• Stated exercise
Return the listing below unchanged, minus its pictures.

• Task material
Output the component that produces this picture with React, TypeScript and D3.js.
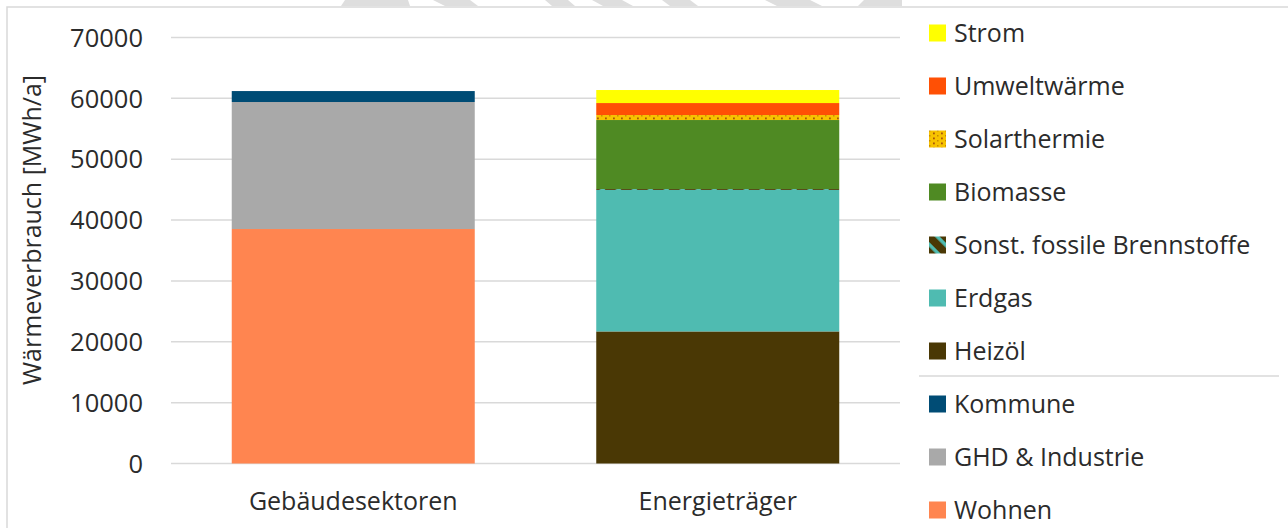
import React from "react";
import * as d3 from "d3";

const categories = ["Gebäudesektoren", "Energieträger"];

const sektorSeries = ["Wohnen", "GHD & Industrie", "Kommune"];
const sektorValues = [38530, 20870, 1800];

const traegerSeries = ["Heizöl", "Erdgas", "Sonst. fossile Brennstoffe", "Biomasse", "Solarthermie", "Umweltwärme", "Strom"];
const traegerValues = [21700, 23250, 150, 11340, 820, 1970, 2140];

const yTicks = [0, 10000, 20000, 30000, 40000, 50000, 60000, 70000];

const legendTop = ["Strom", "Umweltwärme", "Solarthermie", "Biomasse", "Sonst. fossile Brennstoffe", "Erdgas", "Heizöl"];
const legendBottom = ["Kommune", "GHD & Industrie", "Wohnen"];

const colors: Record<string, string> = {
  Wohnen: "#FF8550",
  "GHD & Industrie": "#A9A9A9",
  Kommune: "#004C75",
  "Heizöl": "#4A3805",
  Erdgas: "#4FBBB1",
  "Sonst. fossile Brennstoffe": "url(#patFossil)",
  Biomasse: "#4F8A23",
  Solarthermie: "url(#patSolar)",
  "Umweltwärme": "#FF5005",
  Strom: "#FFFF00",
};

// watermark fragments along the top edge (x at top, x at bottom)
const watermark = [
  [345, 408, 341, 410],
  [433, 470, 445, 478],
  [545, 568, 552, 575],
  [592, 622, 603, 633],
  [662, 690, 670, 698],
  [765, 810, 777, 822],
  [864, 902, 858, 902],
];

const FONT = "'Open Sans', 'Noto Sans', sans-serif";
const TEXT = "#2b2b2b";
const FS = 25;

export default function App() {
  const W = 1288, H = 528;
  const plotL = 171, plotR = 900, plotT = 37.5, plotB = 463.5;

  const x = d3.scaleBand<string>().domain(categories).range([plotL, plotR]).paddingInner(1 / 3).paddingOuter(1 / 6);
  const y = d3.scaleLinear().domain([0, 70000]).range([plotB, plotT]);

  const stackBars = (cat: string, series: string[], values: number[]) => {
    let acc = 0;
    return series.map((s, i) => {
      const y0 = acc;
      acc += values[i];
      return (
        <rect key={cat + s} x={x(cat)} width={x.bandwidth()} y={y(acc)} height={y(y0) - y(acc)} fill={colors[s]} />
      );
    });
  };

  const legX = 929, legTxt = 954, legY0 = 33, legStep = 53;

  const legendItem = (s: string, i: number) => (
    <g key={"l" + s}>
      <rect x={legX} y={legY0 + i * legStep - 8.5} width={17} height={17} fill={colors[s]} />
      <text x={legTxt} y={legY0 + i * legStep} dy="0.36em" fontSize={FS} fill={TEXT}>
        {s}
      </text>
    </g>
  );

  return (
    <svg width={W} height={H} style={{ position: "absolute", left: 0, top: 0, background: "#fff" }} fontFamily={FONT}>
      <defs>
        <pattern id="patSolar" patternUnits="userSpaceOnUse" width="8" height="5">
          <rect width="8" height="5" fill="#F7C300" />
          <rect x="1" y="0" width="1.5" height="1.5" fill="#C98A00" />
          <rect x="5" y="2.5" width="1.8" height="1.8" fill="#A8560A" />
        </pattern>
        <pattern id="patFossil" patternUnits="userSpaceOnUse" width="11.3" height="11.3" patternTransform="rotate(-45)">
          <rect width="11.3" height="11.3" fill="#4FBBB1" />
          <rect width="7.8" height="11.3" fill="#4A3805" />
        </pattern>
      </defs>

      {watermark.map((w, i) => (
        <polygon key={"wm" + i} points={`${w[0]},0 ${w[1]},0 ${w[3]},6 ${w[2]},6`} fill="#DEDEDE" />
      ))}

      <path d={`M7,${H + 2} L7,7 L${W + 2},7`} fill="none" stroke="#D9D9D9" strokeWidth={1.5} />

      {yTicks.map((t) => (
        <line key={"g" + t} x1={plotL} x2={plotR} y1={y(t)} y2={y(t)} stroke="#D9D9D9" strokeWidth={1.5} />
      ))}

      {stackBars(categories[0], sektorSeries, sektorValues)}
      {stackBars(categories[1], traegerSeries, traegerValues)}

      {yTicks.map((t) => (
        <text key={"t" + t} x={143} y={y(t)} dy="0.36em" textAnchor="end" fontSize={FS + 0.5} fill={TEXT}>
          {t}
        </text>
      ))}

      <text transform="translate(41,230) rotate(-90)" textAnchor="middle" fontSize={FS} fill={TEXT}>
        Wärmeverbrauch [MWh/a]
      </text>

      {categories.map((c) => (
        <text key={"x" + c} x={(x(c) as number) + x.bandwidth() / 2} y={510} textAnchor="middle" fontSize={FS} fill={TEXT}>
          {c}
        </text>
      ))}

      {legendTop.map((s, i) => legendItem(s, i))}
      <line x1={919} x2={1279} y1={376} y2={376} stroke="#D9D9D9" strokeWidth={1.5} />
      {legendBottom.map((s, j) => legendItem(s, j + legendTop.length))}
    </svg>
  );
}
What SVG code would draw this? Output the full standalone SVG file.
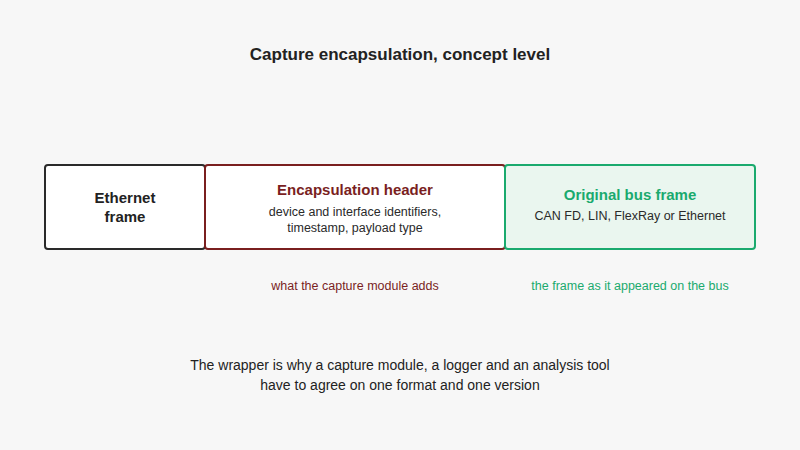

• Exercise output
Output the component that produces this picture with React, TypeScript and D3.js.
import React from "react";
import * as d3 from "d3";

const categories = ["Gebäudesektoren", "Energieträger"];

const sektorSeries = ["Wohnen", "GHD & Industrie", "Kommune"];
const sektorValues = [38530, 20870, 1800];

const traegerSeries = ["Heizöl", "Erdgas", "Sonst. fossile Brennstoffe", "Biomasse", "Solarthermie", "Umweltwärme", "Strom"];
const traegerValues = [21700, 23250, 150, 11340, 820, 1970, 2140];

const yTicks = [0, 10000, 20000, 30000, 40000, 50000, 60000, 70000];

const legendTop = ["Strom", "Umweltwärme", "Solarthermie", "Biomasse", "Sonst. fossile Brennstoffe", "Erdgas", "Heizöl"];
const legendBottom = ["Kommune", "GHD & Industrie", "Wohnen"];

const colors: Record<string, string> = {
  Wohnen: "#FF8550",
  "GHD & Industrie": "#A9A9A9",
  Kommune: "#004C75",
  "Heizöl": "#4A3805",
  Erdgas: "#4FBBB1",
  "Sonst. fossile Brennstoffe": "url(#patFossil)",
  Biomasse: "#4F8A23",
  Solarthermie: "url(#patSolar)",
  "Umweltwärme": "#FF5005",
  Strom: "#FFFF00",
};

// watermark fragments along the top edge (x at top, x at bottom)
const watermark = [
  [345, 408, 341, 410],
  [433, 470, 445, 478],
  [545, 568, 552, 575],
  [592, 622, 603, 633],
  [662, 690, 670, 698],
  [765, 810, 777, 822],
  [864, 902, 858, 902],
];

const FONT = "'Open Sans', 'Noto Sans', sans-serif";
const TEXT = "#2b2b2b";
const FS = 25;

export default function App() {
  const W = 1288, H = 528;
  const plotL = 171, plotR = 900, plotT = 37.5, plotB = 463.5;

  const x = d3.scaleBand<string>().domain(categories).range([plotL, plotR]).paddingInner(1 / 3).paddingOuter(1 / 6);
  const y = d3.scaleLinear().domain([0, 70000]).range([plotB, plotT]);

  const stackBars = (cat: string, series: string[], values: number[]) => {
    let acc = 0;
    return series.map((s, i) => {
      const y0 = acc;
      acc += values[i];
      return (
        <rect key={cat + s} x={x(cat)} width={x.bandwidth()} y={y(acc)} height={y(y0) - y(acc)} fill={colors[s]} />
      );
    });
  };

  const legX = 929, legTxt = 954, legY0 = 33, legStep = 53;

  const legendItem = (s: string, i: number) => (
    <g key={"l" + s}>
      <rect x={legX} y={legY0 + i * legStep - 8.5} width={17} height={17} fill={colors[s]} />
      <text x={legTxt} y={legY0 + i * legStep} dy="0.36em" fontSize={FS} fill={TEXT}>
        {s}
      </text>
    </g>
  );

  return (
    <svg width={W} height={H} style={{ position: "absolute", left: 0, top: 0, background: "#fff" }} fontFamily={FONT}>
      <defs>
        <pattern id="patSolar" patternUnits="userSpaceOnUse" width="8" height="5">
          <rect width="8" height="5" fill="#F7C300" />
          <rect x="1" y="0" width="1.5" height="1.5" fill="#C98A00" />
          <rect x="5" y="2.5" width="1.8" height="1.8" fill="#A8560A" />
        </pattern>
        <pattern id="patFossil" patternUnits="userSpaceOnUse" width="11.3" height="11.3" patternTransform="rotate(-45)">
          <rect width="11.3" height="11.3" fill="#4FBBB1" />
          <rect width="7.8" height="11.3" fill="#4A3805" />
        </pattern>
      </defs>

      {watermark.map((w, i) => (
        <polygon key={"wm" + i} points={`${w[0]},0 ${w[1]},0 ${w[3]},6 ${w[2]},6`} fill="#DEDEDE" />
      ))}

      <path d={`M7,${H + 2} L7,7 L${W + 2},7`} fill="none" stroke="#D9D9D9" strokeWidth={1.5} />

      {yTicks.map((t) => (
        <line key={"g" + t} x1={plotL} x2={plotR} y1={y(t)} y2={y(t)} stroke="#D9D9D9" strokeWidth={1.5} />
      ))}

      {stackBars(categories[0], sektorSeries, sektorValues)}
      {stackBars(categories[1], traegerSeries, traegerValues)}

      {yTicks.map((t) => (
        <text key={"t" + t} x={143} y={y(t)} dy="0.36em" textAnchor="end" fontSize={FS + 0.5} fill={TEXT}>
          {t}
        </text>
      ))}

      <text transform="translate(41,230) rotate(-90)" textAnchor="middle" fontSize={FS} fill={TEXT}>
        Wärmeverbrauch [MWh/a]
      </text>

      {categories.map((c) => (
        <text key={"x" + c} x={(x(c) as number) + x.bandwidth() / 2} y={510} textAnchor="middle" fontSize={FS} fill={TEXT}>
          {c}
        </text>
      ))}

      {legendTop.map((s, i) => legendItem(s, i))}
      <line x1={919} x2={1279} y1={376} y2={376} stroke="#D9D9D9" strokeWidth={1.5} />
      {legendBottom.map((s, j) => legendItem(s, j + legendTop.length))}
    </svg>
  );
}
What SVG code would draw this? Output the full standalone SVG file.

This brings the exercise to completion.